En glissant des zones rebelles aux zones gouvernementales, le décor de la crise en Libye apparaît dans sa véritable continuité : celle d'un chantier interrompu. Avant d'être en guerre, la Libye était en travaux. Le pouvoir libyen dansait peut-être sur un volcan, mais n'avait pas ménagé ses efforts pour tenter d'en calmer le feu à coups de grands projets, à destination de ce peuple libyen supposé diriger le pays à travers les institutions imaginées par Mouammar Kadhafi : une démocratie directe incarnée par les congrès et comités populaires. Le système était à bout, mais le carrousel des grues et camions allait bon train.
Quel était le but recherché ? Sauver le pouvoir en changeant son visage ou tourner la page du Guide en douceur, en édifiant une Libye nouvelle ? La réponse appartient à l'un des fils de Mouammar Kadhafi, Saïf Al-Islam, cerveau d'un grand nombre de ces réalisations. Celui qu'on appelle l'"ingénieur", en raison d'un de ses diplômes, était devenu l'un des grands architectes du vaste projet Libye. Le voici engagé dans les incertitudes vertigineuses liées au sort du pays.
Il incarnait l'aile réformiste du pouvoir avant le basculement de février, les manifestations anti-Kadhafi, les armes, le début de la guerre civile. Depuis, tout est bouleversé : les combats se poursuivent, comme les frappes de l'OTAN, sans changement fondamental sur le terrain. La Cour pénale internationale a engagé des poursuites contre le Guide libyen, son fils Saïf Al-Islam et Abdallah Al-Senoussi, le chef des renseignements, son beau-frère. En Libye, on navigue toujours entre affaires d'Etat et affaires de famille, et les grands chantiers sont au point mort.
Ils n'en sont que plus spectaculaires. Partout dans le pays, des forêts de maisons et d'immeubles, certains luxueux, d'autres plus modestes, étaient en train de s'élever à coups de milliards de "pétrodinars". Certains des lotissements ont été envahis au début des troubles, à l'appel de Mouammar Kadhafi. Les nouveaux propriétaires devaient rembourser sur vingt à vingt-cinq ans leur nouveau logement, avec des intérêts fixes. Pas de risque ici de crise des subprimes, au demeurant. Le conflit a peut-être figé les grues, provoqué la fuite des ouvriers étrangers venus couler les flots de béton, mais certains organismes ont eu le temps de jouer leur rôle de caisses enregistreuses dans lesquelles ceux qui en avaient la responsabilité ont plongé leurs mains jusqu'à l'épaule. Des responsables libyens ont été contraints de s'exiler avant le début de la rébellion, avec des fortunes réalisées dans la construction. Une partie de cet argent, accuse-t-on à Tripoli, aurait servi à financer les activités rebelles.

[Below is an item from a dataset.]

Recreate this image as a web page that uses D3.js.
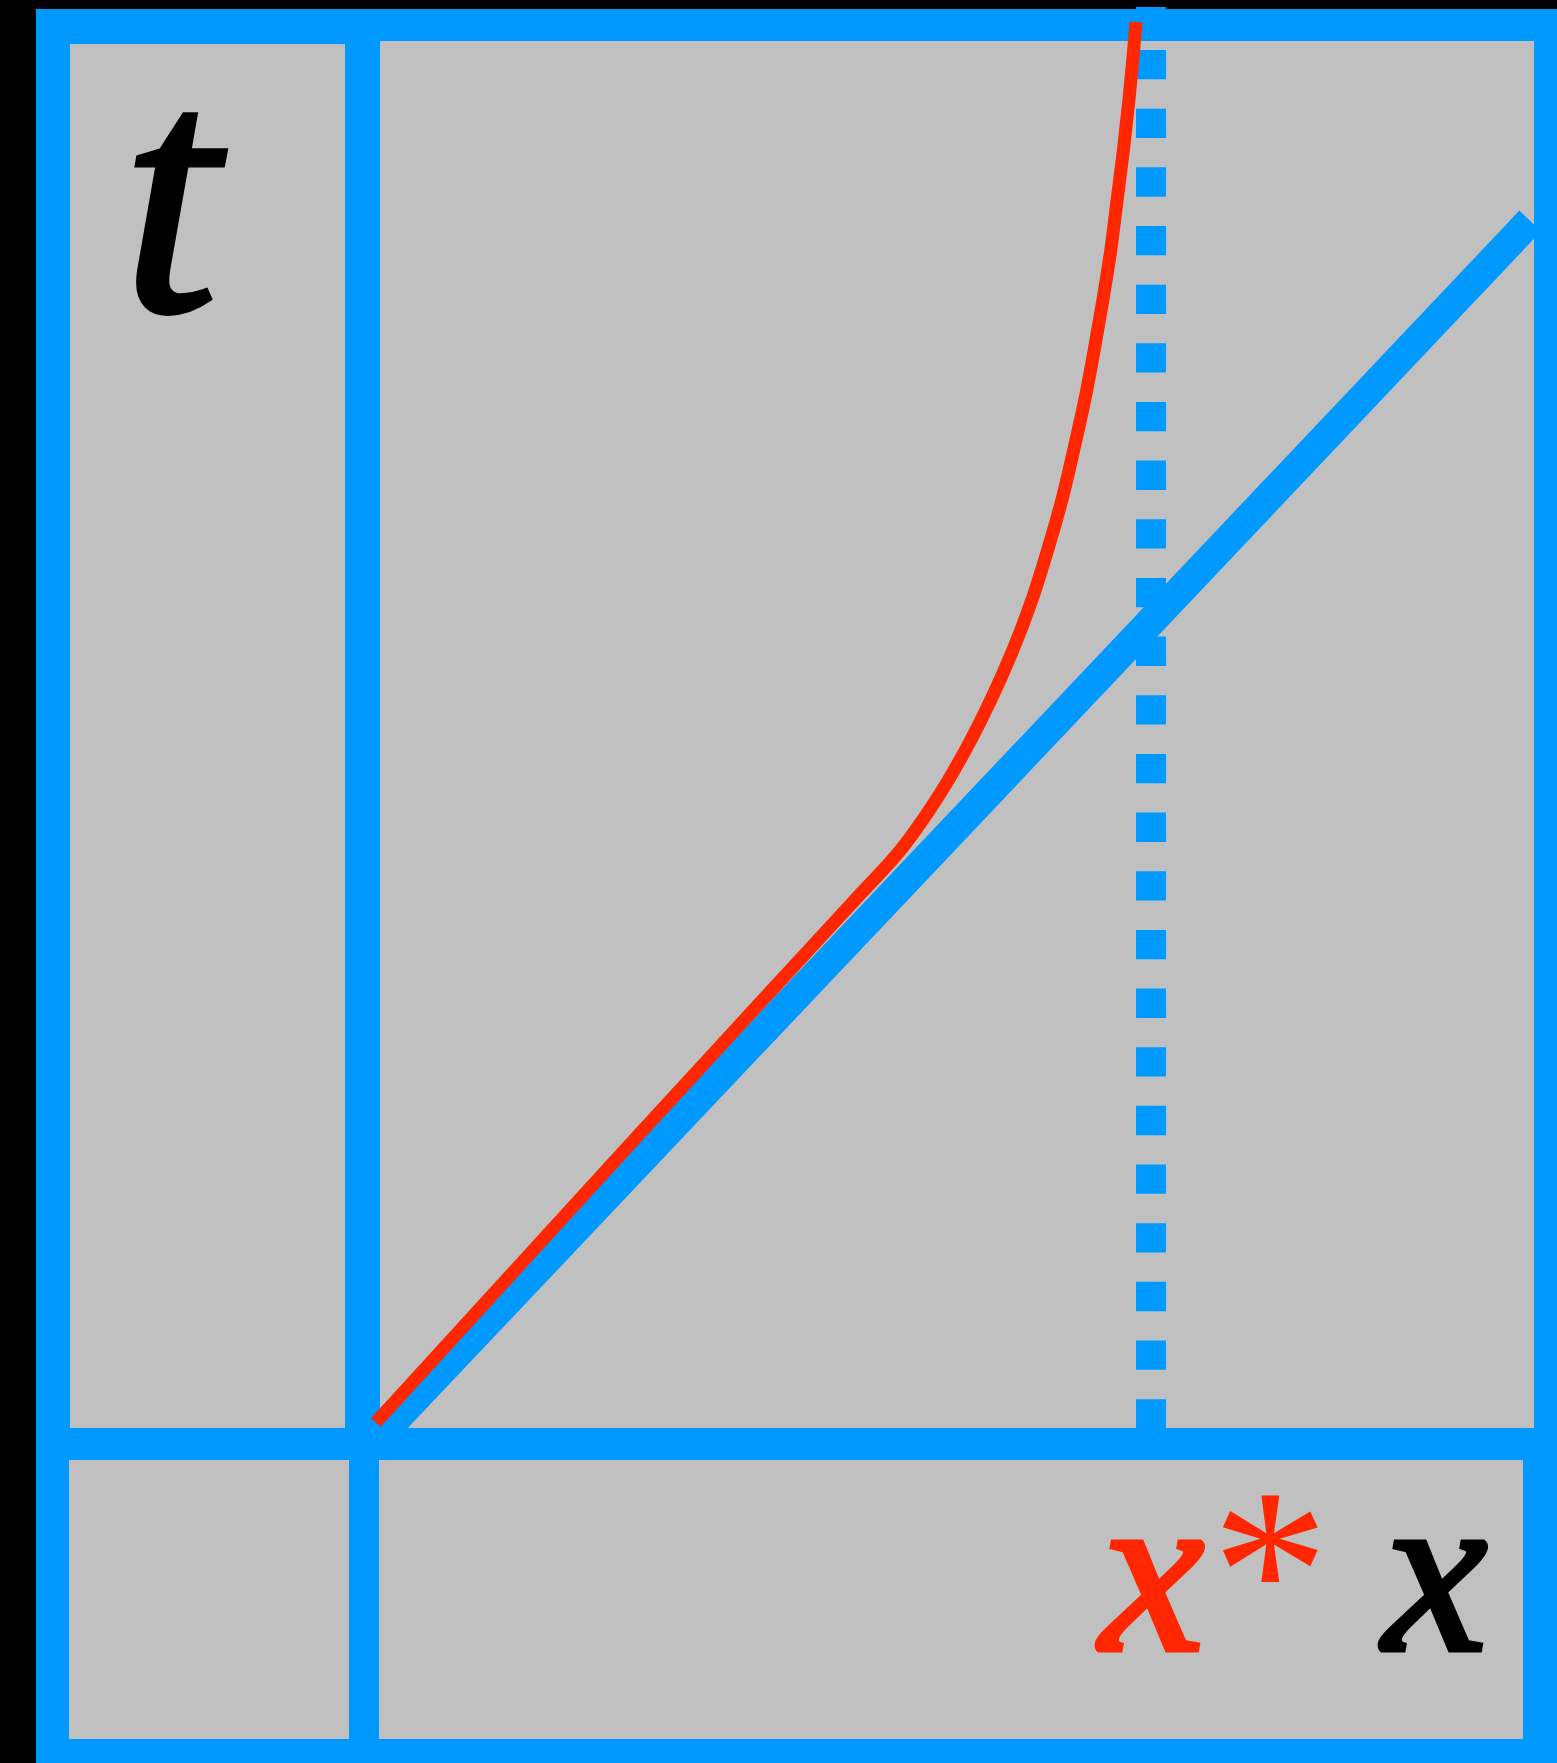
<!DOCTYPE html>
<html>
<head>
<meta charset="utf-8">
<script src="https://cdn.jsdelivr.net/npm/d3@7"></script>
<style>
  html, body { margin: 0; padding: 0; background: #000; }
  svg { display: block; }
</style>
</head>
<body>
<div id="chart"></div>
<script>
// red trajectory (x, t), from the top end down to the origin
const curveX = [9.81, 9.78, 9.72, 9.65, 9.57, 9.49, 9.39, 9.28, 9.16, 9.02, 8.87, 8.69, 8.49, 8.25, 7.97, 7.65, 7.27, 6.82, 6.24, 5.16, 3.49, 1.83, 0.17];
const curveT = [17.08, 16.74, 16.14, 15.54, 14.94, 14.34, 13.74, 13.14, 12.54, 11.94, 11.34, 10.74, 10.14, 9.54, 8.94, 8.34, 7.73, 7.13, 6.53, 5.42, 3.70, 1.98, 0.26];

// blue straight line
const lineX = [0.12, 14.81];
const lineT = [0, 14.69];

// asymptote x* and the top of the dotted line
const xStar = 10;
const dotTop = 17.26;

const labels = ["t", "x", "*", "x"];

const W = 1557, H = 1763;
const blue = "#0099ff", gray = "#c0c0c0", red = "#ff2600";

const x = d3.scaleLinear().domain([0, 10]).range([362.5, 1151]);
const y = d3.scaleLinear().domain([0, 10]).range([1444, 611.4]);

const svg = d3.select("#chart").append("svg")
    .attr("width", W)
    .attr("height", H);

svg.append("rect")
    .attr("width", W).attr("height", H)
    .attr("fill", "#000");

// outer blue frame
svg.append("rect")
    .attr("x", 36).attr("y", 9)
    .attr("width", W - 36).attr("height", H - 9)
    .attr("fill", blue);

// gray panels [x0, y0, x1, y1]
const panels = [
    [70, 44, 345, 1428],
    [380, 41, 1534, 1428],
    [69, 1460, 349, 1739],
    [379, 1460, 1523, 1739]
];
svg.selectAll(".panel")
    .data(panels)
    .enter().append("rect")
    .attr("class", "panel")
    .attr("x", d => d[0])
    .attr("y", d => d[1])
    .attr("width", d => d[2] - d[0])
    .attr("height", d => d[3] - d[1])
    .attr("fill", gray);

// dotted asymptote
svg.append("line")
    .attr("x1", x(xStar)).attr("x2", x(xStar))
    .attr("y1", y(dotTop)).attr("y2", y(0))
    .attr("stroke", blue)
    .attr("stroke-width", 30)
    .attr("stroke-dasharray", "29.33 29.33")
    .attr("stroke-dashoffset", 15.6);

// straight line
svg.append("path")
    .datum(d3.zip(lineX, lineT))
    .attr("d", d3.line().x(d => x(d[0])).y(d => y(d[1])))
    .attr("fill", "none")
    .attr("stroke", blue)
    .attr("stroke-width", 30);

// red curve
const curve = d3.line()
    .x(d => x(d[0]))
    .y(d => y(d[1]))
    .curve(d3.curveMonotoneY);

svg.append("path")
    .datum(d3.zip(curveX, curveT))
    .attr("d", curve)
    .attr("fill", "none")
    .attr("stroke", red)
    .attr("stroke-width", 13);

// labels
const font = "'Liberation Serif', 'Times New Roman', serif";

svg.append("text")
    .attr("x", 122)
    .attr("y", 310)
    .attr("font-family", font)
    .attr("font-style", "italic")
    .attr("font-size", 347)
    .attr("stroke", "#000")
    .attr("stroke-width", 5)
    .attr("fill", "#000")
    .text(labels[0]);

const xs = svg.append("text")
    .attr("x", 1100)
    .attr("y", 1650)
    .attr("font-family", font)
    .attr("font-style", "italic")
    .attr("font-size", 235)
    .attr("fill", red);
xs.append("tspan")
    .attr("stroke", red)
    .attr("stroke-width", 5)
    .text(labels[1]);
xs.append("tspan").attr("dx", -4).text(labels[2]);

svg.append("text")
    .attr("x", 1383)
    .attr("y", 1650)
    .attr("font-family", font)
    .attr("font-style", "italic")
    .attr("font-size", 235)
    .attr("stroke", "#000")
    .attr("stroke-width", 5)
    .attr("fill", "#000")
    .text(labels[3]);
</script>
</body>
</html>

Comme à Misrata, par exemple, cité portuaire où les combats n'ont pas cessé depuis février. On s'y est battu dans plusieurs des grands projets dont la ville avait été gratifiée avant le début du soulèvement. Les chantiers de construction sur le front de mer, confiés à des entreprises de Chine ou de Bosnie, ont subi des dommages : silos à ciment percés à la mitrailleuse lourde ou au lance-roquettes, baraquements des ouvriers incendiés par les tirs, impacts de tous calibres dans le béton brut. Des deux parcs naturels qui devaient voir le jour dans les environs, il n'est plus question. Pas plus que du plan pour régler la circulation, qui n'existe plus qu'à l'état de projet dans les locaux de la société Ecou, à Tripoli.
Une bonne partie de ce qui a été pensé au cours des dernières années pour changer la Libye est passée par ces bureaux. ECOU (Engineering Consulting Office for Utilities), société parapublique d'ingénierie, est l'un des laboratoires où a été élaborée la tentative de transformation de la Libye sous l'autorité de Saïf Al-Islam.

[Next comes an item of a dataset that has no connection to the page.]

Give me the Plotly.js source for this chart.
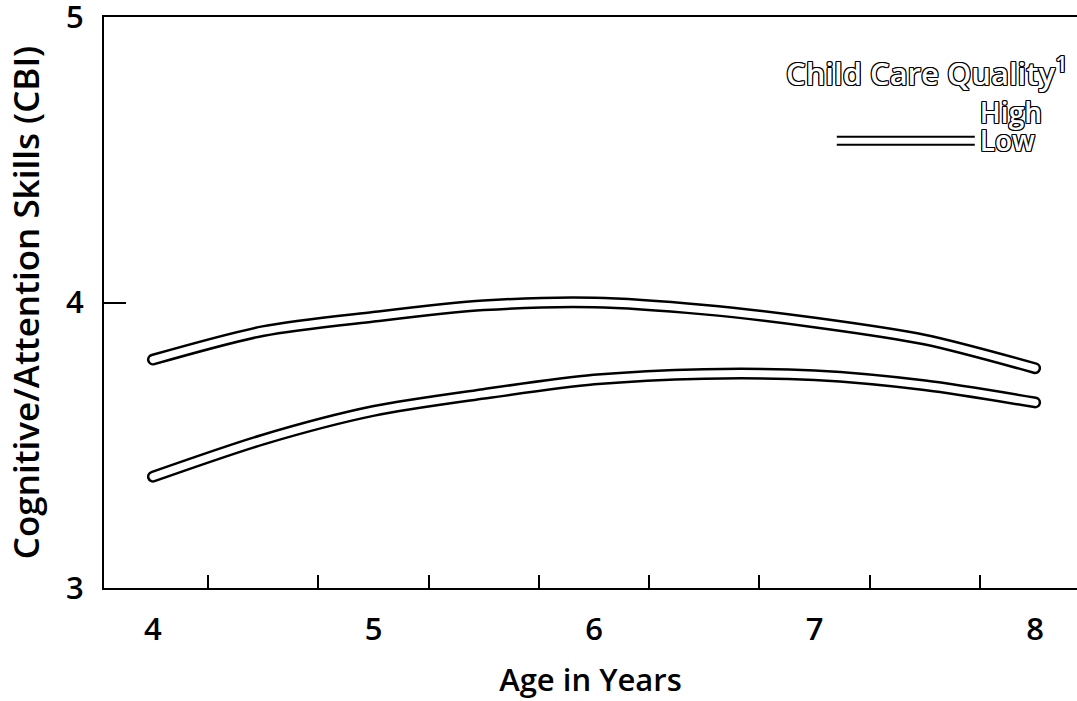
<!DOCTYPE html>
<html>
<head>
<meta charset="utf-8">
<script src="https://cdn.plot.ly/plotly-3.0.1.min.js"></script>
<style>
html,body{margin:0;padding:0;background:#fff;}
#chart{width:1077px;height:701px;}
.scatterlayer .js-line{stroke-linecap:round;}
</style>
</head>
<body>
<div id="chart"></div>
<script>
// Data
const ages = [4, 4.5, 5, 5.5, 6, 6.5, 7, 7.5, 8];
const highQuality = [3.80, 3.90, 3.95, 3.99, 4.00, 3.975, 3.93, 3.87, 3.77];
const lowQuality = [3.39, 3.52, 3.62, 3.68, 3.73, 3.75, 3.745, 3.71, 3.65];
const xLabelTicks = [4, 5, 6, 7, 8];
const xMinorTicks = [4.25, 4.75, 5.25, 5.75, 6.25, 6.75, 7.25, 7.75];
const yTicks = [3, 4, 5];
const seriesNames = ['High', 'Low'];
const legendTitle = 'Child Care Quality<sup>1</sup>';

const FONT = '"Open Sans", "DejaVu Sans", sans-serif';
const outline = '1px 1px 0 #000, -1px -1px 0 #000, 1px -1px 0 #000, -1px 1px 0 #000, 1px 0 0 #000, -1px 0 0 #000, 0 1px 0 #000, 0 -1px 0 #000';
const hollowFont = {family: FONT, size: 28, weight: 600, color: '#ffffff', shadow: outline};
const plainFont = {family: FONT, size: 28, weight: 600, color: '#000'};

const OUTER = 12, INNER = 7;
const base = {type: 'scatter', mode: 'lines', x: ages, hoverinfo: 'skip', showlegend: false};
const spline = (c, w) => ({color: c, width: w, shape: 'spline', smoothing: 0.8});

// legend-only entries (no data points)
const legendEntry = (name, legend, color) => ({
  type: 'scatter', mode: 'lines', x: [null], y: [null], name: name,
  showlegend: true, legend: legend, hoverinfo: 'skip',
  line: {color: color, width: 2}
});

const traces = [
  Object.assign({}, base, {y: highQuality, name: seriesNames[0], line: spline('#000', OUTER)}),
  Object.assign({}, base, {y: lowQuality, name: seriesNames[1], line: spline('#000', OUTER)}),
  Object.assign({}, base, {y: highQuality, name: seriesNames[0], line: spline('#fff', INNER)}),
  Object.assign({}, base, {y: lowQuality, name: seriesNames[1], line: spline('#fff', INNER)}),
  legendEntry(seriesNames[0], 'legend', '#fff'),
  legendEntry(seriesNames[1], 'legend2', '#fff'),
  legendEntry('\u00a0', 'legend3', '#000'),
  legendEntry('\u00a0', 'legend4', '#000'),
  // invisible trace carrying the minor tick axis
  {type: 'scatter', mode: 'lines', x: [], y: [], xaxis: 'x2', yaxis: 'y', showlegend: false, hoverinfo: 'skip'}
];

const legendBase = (y, font) => ({
  x: 0.748, xanchor: 'left', y: y, yanchor: 'middle',
  bgcolor: 'rgba(0,0,0,0)', borderwidth: 0, itemwidth: 138, font: font
});

const layout = {
  width: 1077, height: 701,
  margin: {l: 104, r: 0, t: 17, b: 113},
  paper_bgcolor: '#fff', plot_bgcolor: '#fff',
  font: {family: FONT, color: '#000'},
  showlegend: true,
  xaxis: {
    range: [3.778, 8.19], showgrid: false, zeroline: false,
    showline: true, linecolor: '#000', linewidth: 2, mirror: true,
    tickvals: xLabelTicks, ticks: '', ticklabelstandoff: 13,
    tickfont: {family: FONT, size: 31, weight: 600, color: '#000'},
    title: {text: 'Age in Years', font: {family: FONT, size: 31, weight: 600, color: '#000'}, standoff: 21}
  },
  xaxis2: {
    overlaying: 'x', anchor: 'y', side: 'bottom', matches: 'x',
    range: [3.778, 8.19], showgrid: false, zeroline: false, showline: false,
    tickvals: xMinorTicks, ticks: 'inside', ticklen: 13, tickwidth: 2, tickcolor: '#000',
    showticklabels: false
  },
  yaxis: {
    range: [3, 5], showgrid: false, zeroline: false,
    showline: true, linecolor: '#000', linewidth: 2,
    tickvals: yTicks, ticks: 'inside', ticklen: 22, tickwidth: 2, tickcolor: '#000',
    ticklabelstandoff: 12, ticklabeloverflow: 'allow',
    tickfont: {family: FONT, size: 31, weight: 600, color: '#000'},
    title: {text: 'Cognitive/Attention Skills (CBI)', font: {family: FONT, size: 35, weight: 600, color: '#000'}, standoff: 16}
  },
  legend: legendBase(0.8336, hollowFont),
  legend2: legendBase(0.7840, hollowFont),
  legend3: legendBase(0.7898, plainFont),
  legend4: legendBase(0.7758, plainFont),
  annotations: [{
    xref: 'paper', yref: 'paper', x: 0.993, y: 0.904, xanchor: 'right', yanchor: 'middle',
    text: legendTitle, showarrow: false,
    font: {family: FONT, size: 31, weight: 600, color: '#ffffff', shadow: outline}
  }]
};

Plotly.newPlot('chart', traces, layout, {displayModeBar: false, staticPlot: true});
</script>
</body>
</html>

Aujourd'hui, plus un seul chantier n'est en activité sur les 150 projets sur lesquels on a planché ici. Le chef des opérations, Ahmad Al-Arahdi, regarde, l'oeil sombre, la carte des réalisations suspendues à Tripoli. Une seconde carte, plus vaste, montre les projets à l'échelle nationale : 600 000 logements en construction, en particulier. A l'échelle de la France, cela équivaudrait à construire au pas de course cinq millions de logements. Tripoli devait être traversée par une ceinture verte (700 hectares) avec des jardins au coeur de la ville, à la conception desquels avait été associé, notamment, le "paysagiste humaniste" français, Gilles Clément.

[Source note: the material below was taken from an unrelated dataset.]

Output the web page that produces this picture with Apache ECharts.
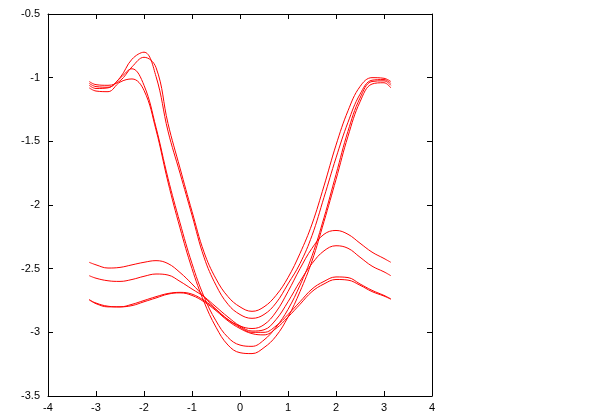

Avant qu'éclate l'insurrection, la séquence des projets était aussi au bord de la folie. Vertige des milliards... Projets : voici le maître mot d'une période où le pays s'est couvert de grues, devenant l'un des plus grands chantiers de la planète après la fin des sanctions internationales, en 2003. Une partie des fonds provenait du fonds souverain libyen, la Libyan Investment Authority (LIA), qui avait dégagé pour ce faire 20 milliards de dinars (11,7 milliards d'euros, plus trois autres milliards encore à l'étude). "Il y avait tout, dans ces projets : des postes, des écoles, des jardins, des routes, des villes entières", soupire Ahmad Al-Arahdi. Les maîtres de la Libye, demain, n'auront que l'embarras du choix pour reconstruire le pays. A l'université de Tripoli, devant un bâtiment frappé par un tir de l'OTAN, un professeur tente un brin d'humour devant le spectacle désolant du trou béant dans le plafond d'une salle de classe : "Ils nous rendent service en commençant la démolition. De toute façon, il y a un projet pour construire une nouvelle université bien plus grande."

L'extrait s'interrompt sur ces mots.